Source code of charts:
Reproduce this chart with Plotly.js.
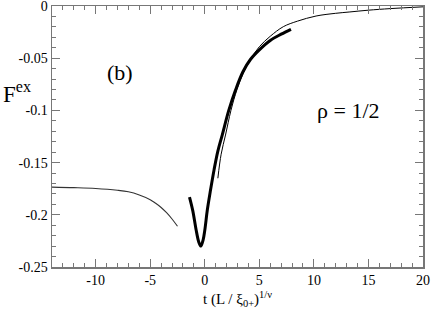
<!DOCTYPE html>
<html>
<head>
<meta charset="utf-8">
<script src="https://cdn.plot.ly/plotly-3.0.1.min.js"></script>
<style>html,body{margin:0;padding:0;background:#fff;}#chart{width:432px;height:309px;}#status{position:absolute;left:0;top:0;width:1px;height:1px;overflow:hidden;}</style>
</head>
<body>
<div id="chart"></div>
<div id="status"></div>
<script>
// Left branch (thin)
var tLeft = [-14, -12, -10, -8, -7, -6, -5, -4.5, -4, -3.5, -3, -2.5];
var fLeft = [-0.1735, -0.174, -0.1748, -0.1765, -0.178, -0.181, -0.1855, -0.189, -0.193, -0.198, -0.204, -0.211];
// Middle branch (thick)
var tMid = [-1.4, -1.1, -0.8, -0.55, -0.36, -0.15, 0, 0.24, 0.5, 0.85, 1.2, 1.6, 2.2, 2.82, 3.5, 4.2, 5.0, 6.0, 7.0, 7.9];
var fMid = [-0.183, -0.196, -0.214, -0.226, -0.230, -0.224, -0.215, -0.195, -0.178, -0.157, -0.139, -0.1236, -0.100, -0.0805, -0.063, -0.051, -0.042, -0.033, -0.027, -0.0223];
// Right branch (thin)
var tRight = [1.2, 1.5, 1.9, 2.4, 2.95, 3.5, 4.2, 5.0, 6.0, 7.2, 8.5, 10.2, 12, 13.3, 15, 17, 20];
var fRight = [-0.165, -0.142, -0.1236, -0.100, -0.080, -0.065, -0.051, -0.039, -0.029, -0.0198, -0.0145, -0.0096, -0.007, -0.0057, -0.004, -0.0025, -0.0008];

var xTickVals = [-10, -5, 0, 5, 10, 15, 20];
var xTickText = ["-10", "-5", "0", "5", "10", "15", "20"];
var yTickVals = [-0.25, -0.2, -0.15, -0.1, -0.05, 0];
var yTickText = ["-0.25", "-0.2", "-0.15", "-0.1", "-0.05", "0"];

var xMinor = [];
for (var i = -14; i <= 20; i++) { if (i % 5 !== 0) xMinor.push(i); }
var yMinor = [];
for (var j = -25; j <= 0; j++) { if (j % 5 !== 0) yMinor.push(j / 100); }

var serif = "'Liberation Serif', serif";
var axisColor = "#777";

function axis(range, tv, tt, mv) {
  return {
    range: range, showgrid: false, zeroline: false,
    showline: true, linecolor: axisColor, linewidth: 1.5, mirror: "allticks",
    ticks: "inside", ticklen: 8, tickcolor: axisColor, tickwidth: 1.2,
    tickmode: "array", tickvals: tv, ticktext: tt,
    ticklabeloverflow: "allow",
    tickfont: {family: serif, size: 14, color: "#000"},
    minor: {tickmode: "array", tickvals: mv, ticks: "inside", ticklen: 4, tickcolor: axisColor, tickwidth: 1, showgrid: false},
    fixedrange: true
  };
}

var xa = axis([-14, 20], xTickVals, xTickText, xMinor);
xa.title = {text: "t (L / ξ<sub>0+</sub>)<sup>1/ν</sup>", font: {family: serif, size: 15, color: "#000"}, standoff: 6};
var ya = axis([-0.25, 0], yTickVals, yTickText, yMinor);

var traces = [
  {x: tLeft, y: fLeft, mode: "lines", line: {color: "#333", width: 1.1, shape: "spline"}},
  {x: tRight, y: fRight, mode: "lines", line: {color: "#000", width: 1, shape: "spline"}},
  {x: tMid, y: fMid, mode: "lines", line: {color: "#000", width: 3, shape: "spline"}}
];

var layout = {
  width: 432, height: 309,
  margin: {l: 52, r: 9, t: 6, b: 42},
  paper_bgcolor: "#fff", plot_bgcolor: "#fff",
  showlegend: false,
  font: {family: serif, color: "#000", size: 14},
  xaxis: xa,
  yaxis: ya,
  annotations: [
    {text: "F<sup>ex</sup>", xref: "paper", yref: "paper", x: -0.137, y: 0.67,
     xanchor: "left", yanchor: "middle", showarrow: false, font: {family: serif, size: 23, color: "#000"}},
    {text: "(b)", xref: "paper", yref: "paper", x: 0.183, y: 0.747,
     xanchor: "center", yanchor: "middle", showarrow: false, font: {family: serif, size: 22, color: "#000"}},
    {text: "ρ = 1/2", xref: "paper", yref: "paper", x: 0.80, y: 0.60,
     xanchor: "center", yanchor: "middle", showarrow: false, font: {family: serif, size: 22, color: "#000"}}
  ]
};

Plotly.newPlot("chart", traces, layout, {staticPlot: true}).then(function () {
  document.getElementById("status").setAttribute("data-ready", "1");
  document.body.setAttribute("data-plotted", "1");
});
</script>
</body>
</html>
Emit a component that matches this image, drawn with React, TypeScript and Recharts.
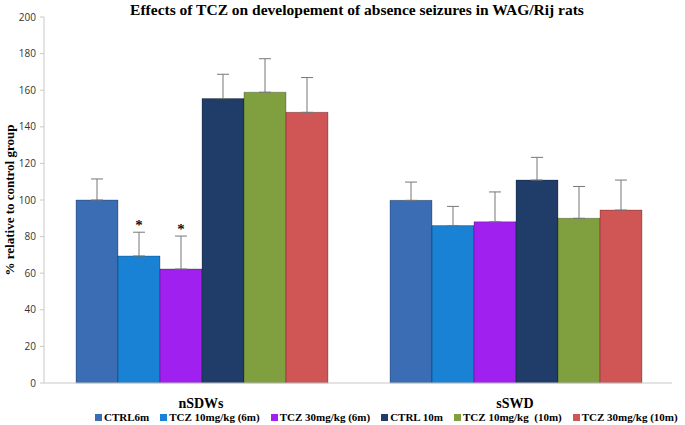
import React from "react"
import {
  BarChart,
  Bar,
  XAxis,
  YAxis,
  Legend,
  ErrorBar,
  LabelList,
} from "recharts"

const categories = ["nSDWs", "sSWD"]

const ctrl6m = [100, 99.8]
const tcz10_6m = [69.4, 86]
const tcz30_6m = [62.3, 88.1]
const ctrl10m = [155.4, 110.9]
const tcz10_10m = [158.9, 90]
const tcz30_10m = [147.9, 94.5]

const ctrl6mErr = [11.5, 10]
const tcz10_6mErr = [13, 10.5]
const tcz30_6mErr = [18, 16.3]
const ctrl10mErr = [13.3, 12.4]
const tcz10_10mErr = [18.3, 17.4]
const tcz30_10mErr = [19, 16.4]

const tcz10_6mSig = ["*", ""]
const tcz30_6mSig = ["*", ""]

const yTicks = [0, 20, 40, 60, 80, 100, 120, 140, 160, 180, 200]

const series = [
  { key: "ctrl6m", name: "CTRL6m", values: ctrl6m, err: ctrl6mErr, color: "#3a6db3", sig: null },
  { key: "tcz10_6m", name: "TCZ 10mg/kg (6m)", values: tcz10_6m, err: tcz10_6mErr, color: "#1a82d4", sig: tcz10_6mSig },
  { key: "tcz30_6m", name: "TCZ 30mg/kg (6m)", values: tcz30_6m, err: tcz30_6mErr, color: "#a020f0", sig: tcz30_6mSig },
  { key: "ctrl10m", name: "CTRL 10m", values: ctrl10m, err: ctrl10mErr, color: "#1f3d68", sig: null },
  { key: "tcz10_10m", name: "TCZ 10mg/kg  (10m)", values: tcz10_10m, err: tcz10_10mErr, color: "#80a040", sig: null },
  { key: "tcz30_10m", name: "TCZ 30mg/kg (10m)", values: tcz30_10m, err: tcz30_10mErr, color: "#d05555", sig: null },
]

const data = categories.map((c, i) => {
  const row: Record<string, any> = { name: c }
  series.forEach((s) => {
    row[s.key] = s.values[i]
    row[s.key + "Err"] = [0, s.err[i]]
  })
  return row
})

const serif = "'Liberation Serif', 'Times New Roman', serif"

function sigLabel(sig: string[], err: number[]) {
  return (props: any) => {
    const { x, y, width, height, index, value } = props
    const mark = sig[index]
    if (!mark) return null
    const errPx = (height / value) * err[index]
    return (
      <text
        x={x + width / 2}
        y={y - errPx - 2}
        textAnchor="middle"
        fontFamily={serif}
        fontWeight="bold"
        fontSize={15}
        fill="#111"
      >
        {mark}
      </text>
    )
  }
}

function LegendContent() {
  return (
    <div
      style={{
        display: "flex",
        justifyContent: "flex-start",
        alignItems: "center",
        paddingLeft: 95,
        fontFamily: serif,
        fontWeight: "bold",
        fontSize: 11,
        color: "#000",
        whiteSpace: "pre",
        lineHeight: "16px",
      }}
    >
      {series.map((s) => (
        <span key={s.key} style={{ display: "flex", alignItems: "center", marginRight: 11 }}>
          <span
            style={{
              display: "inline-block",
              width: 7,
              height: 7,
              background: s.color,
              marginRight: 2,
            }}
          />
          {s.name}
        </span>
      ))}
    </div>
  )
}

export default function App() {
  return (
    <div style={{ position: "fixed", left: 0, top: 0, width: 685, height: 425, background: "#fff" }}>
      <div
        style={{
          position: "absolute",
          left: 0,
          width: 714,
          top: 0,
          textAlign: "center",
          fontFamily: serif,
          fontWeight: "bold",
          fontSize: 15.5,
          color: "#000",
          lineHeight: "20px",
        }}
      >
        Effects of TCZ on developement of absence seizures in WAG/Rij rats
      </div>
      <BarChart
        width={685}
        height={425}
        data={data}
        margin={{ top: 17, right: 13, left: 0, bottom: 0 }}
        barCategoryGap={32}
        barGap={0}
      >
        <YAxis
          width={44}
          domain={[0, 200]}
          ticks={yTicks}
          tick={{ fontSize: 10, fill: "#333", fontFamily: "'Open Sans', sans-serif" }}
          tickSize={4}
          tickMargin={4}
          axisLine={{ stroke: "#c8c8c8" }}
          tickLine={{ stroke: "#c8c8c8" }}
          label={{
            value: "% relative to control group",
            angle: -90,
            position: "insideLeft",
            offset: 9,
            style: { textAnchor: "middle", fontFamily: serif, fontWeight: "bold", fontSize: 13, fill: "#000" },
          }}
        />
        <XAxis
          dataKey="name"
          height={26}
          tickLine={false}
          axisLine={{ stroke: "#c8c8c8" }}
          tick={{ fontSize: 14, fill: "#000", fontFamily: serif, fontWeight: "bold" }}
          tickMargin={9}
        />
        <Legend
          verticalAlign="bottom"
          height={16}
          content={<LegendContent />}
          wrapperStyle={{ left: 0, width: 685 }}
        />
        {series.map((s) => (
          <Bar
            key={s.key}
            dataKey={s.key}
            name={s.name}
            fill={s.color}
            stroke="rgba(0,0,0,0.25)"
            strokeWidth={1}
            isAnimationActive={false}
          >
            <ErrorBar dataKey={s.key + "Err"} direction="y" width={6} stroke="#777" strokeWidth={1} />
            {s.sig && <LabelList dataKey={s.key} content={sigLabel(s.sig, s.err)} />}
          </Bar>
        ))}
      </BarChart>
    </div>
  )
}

- [WRITTEN PROBLEM]
Leave out the pictures and quote exactly the lines from the one where "Emit a component" appears to the one where "const tcz30_10m = [147.9, 94.5]" appears, both ends counted.

- [WRITTEN SOLUTION]
Emit a component that matches this image, drawn with React, TypeScript and Recharts.
import React from "react"
import {
  BarChart,
  Bar,
  XAxis,
  YAxis,
  Legend,
  ErrorBar,
  LabelList,
} from "recharts"

const categories = ["nSDWs", "sSWD"]

const ctrl6m = [100, 99.8]
const tcz10_6m = [69.4, 86]
const tcz30_6m = [62.3, 88.1]
const ctrl10m = [155.4, 110.9]
const tcz10_10m = [158.9, 90]
const tcz30_10m = [147.9, 94.5]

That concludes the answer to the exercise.